→ **DIRECTIONS FOR THIS TASK**: Print, exactly and with both ends included, the lines below that run from the one containing "Convert this chart" to the one containing "from matplotlib.lines import Line2D". Pictures are omitted.

→ **INFORMATION GIVEN**:
────────────────────

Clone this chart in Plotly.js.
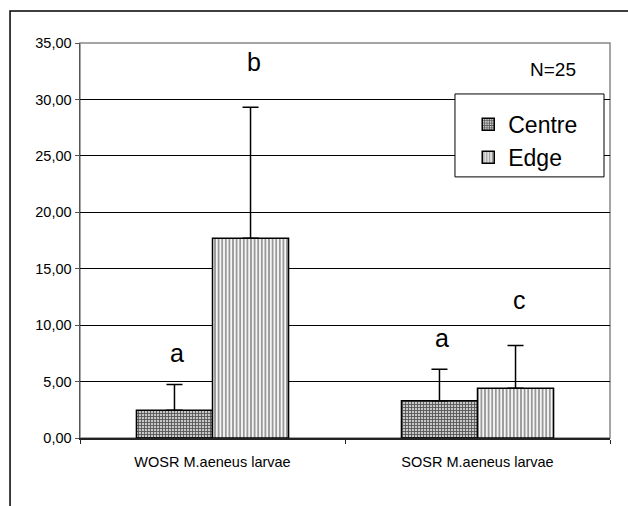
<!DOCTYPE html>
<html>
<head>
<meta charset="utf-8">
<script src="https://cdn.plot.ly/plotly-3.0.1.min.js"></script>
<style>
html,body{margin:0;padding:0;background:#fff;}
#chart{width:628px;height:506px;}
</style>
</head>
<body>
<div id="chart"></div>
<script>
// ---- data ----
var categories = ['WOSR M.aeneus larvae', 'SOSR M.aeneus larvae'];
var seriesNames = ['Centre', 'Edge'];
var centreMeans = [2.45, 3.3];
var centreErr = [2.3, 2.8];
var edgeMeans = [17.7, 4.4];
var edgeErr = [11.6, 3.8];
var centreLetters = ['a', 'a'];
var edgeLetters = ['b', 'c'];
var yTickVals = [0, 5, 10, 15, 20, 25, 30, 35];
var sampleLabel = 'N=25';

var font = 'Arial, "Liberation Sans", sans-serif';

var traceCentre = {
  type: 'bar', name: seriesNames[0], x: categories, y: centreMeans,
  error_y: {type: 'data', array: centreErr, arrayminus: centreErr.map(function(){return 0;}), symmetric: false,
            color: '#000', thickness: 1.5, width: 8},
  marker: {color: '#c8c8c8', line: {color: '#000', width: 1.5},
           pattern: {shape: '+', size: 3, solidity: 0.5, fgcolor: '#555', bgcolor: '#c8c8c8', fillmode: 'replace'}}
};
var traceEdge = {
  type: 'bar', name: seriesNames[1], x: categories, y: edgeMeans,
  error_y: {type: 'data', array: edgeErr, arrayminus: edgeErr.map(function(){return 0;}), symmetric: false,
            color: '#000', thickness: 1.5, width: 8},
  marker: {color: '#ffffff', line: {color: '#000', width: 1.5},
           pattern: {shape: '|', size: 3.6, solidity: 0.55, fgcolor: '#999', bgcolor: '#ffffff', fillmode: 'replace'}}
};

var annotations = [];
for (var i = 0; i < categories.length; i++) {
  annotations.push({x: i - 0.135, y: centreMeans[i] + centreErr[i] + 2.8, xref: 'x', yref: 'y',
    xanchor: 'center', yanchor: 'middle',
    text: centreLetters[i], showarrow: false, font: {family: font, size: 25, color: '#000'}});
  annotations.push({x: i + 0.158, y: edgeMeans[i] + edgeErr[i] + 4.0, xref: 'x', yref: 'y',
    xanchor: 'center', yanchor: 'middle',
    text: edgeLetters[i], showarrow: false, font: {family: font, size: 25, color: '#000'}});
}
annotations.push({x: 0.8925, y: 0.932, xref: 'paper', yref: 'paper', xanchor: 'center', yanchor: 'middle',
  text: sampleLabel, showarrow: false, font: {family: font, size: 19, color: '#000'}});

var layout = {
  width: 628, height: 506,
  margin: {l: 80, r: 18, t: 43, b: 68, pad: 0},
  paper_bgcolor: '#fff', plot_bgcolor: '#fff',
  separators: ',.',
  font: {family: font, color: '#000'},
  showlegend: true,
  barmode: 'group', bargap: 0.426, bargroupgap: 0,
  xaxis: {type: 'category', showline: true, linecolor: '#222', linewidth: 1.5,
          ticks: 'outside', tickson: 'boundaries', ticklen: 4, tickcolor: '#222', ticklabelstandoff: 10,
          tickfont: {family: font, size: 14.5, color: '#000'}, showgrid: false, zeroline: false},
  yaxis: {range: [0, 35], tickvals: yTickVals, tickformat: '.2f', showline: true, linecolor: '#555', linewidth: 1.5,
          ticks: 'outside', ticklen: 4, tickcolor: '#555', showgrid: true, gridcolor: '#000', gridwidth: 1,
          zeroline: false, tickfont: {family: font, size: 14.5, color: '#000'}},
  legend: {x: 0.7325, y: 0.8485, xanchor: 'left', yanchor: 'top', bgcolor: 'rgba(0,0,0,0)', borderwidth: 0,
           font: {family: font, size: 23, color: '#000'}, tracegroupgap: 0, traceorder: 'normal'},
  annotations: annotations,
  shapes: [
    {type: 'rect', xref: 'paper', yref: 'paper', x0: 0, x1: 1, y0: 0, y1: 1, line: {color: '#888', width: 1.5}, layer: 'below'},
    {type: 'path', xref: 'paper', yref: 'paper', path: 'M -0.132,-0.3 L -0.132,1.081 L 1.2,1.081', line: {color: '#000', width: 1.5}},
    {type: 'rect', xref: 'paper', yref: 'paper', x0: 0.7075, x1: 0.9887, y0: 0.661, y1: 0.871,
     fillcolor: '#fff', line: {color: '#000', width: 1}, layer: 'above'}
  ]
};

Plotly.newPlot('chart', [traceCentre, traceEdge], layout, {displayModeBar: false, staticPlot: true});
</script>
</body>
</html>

────────────────────

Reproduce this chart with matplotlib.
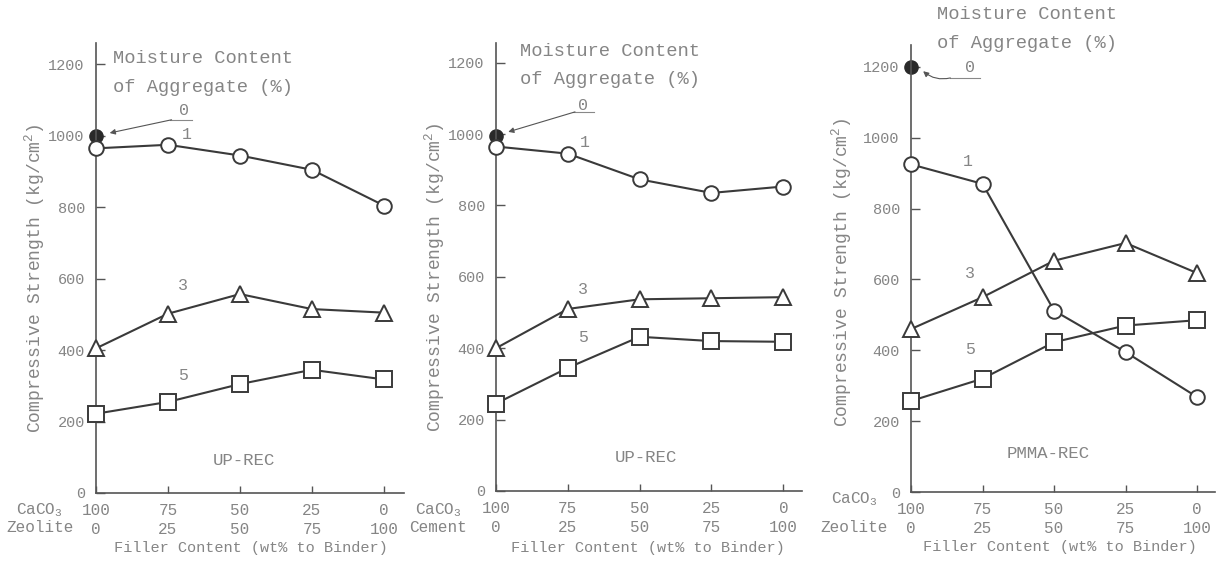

────────────────────

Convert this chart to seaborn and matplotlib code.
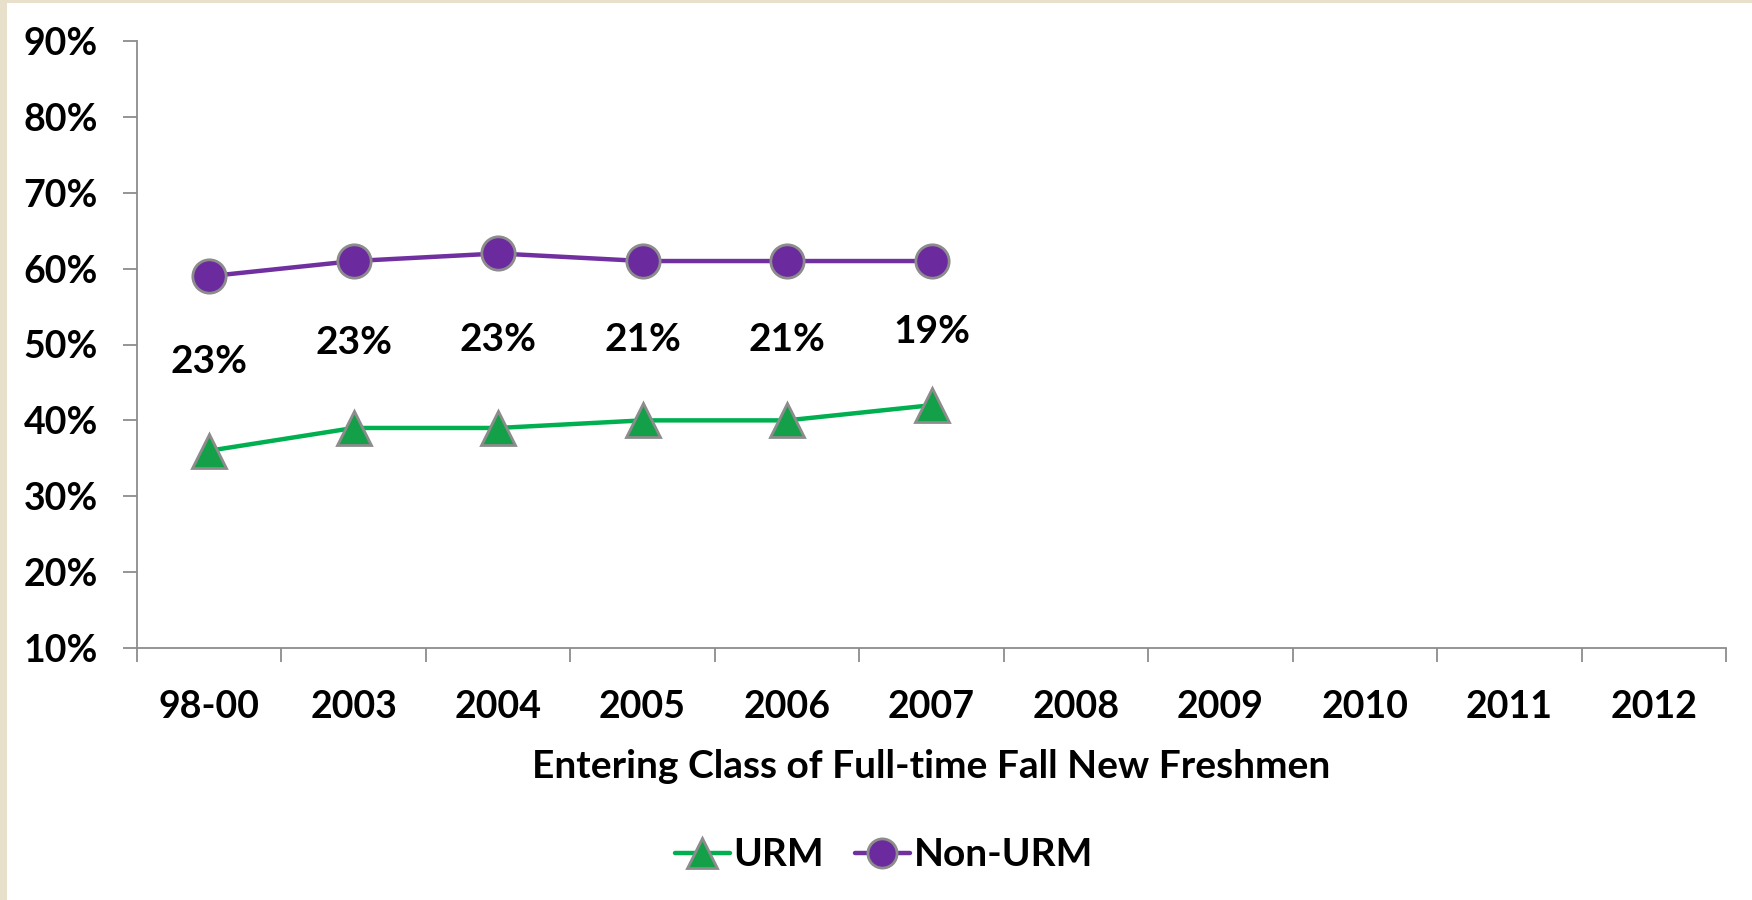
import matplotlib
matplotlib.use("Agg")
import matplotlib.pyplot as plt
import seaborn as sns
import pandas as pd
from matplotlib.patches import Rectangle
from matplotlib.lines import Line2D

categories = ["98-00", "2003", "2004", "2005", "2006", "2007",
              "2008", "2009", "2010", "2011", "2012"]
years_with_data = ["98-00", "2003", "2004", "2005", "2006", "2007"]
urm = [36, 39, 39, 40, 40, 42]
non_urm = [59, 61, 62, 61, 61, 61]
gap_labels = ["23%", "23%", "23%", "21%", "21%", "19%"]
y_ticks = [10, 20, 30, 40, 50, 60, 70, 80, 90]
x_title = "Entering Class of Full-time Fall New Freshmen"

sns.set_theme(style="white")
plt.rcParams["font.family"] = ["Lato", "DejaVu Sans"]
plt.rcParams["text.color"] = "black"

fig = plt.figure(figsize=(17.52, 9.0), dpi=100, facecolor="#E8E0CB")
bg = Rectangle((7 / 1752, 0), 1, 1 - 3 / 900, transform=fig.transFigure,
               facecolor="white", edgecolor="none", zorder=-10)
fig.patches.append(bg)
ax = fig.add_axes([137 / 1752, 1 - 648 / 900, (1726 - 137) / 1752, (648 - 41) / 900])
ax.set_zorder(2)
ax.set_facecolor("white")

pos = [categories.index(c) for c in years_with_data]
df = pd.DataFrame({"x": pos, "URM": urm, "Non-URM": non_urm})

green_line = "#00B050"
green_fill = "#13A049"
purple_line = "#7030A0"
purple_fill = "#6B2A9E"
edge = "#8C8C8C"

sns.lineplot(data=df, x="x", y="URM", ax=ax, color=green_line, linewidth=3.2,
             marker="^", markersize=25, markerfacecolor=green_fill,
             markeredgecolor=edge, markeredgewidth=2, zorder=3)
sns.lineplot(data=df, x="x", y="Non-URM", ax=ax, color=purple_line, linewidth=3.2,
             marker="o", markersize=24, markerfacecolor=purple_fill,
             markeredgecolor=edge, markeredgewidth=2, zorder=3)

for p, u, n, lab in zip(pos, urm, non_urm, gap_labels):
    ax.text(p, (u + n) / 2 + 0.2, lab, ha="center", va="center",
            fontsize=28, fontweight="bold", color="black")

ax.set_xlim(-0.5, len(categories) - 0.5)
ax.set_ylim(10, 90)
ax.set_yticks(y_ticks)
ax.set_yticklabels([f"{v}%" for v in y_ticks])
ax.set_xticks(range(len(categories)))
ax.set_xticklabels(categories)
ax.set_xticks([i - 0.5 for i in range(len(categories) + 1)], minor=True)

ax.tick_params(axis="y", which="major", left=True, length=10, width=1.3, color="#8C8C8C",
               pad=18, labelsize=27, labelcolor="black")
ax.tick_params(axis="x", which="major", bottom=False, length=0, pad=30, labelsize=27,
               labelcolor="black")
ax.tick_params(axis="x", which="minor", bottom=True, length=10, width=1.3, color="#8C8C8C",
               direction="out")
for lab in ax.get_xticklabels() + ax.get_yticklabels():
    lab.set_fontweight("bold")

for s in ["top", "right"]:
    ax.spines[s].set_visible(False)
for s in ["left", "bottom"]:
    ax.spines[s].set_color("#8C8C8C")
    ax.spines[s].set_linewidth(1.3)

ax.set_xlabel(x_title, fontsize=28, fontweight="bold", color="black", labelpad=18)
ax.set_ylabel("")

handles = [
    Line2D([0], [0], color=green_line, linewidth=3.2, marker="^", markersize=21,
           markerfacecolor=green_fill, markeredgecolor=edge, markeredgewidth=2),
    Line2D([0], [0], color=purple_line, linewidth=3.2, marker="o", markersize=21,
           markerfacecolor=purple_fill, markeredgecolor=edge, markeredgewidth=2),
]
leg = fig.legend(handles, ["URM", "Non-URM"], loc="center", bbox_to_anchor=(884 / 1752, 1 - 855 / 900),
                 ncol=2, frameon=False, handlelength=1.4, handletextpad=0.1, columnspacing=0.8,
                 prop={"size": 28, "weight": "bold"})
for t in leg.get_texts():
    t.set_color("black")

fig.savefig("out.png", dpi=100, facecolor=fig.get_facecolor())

────────────────────

→ **OUTPUT FOR THIS TASK**:
Convert this chart to seaborn and matplotlib code.
import matplotlib
matplotlib.use("Agg")
import matplotlib.pyplot as plt
import seaborn as sns
import pandas as pd
from matplotlib.patches import Rectangle
from matplotlib.lines import Line2D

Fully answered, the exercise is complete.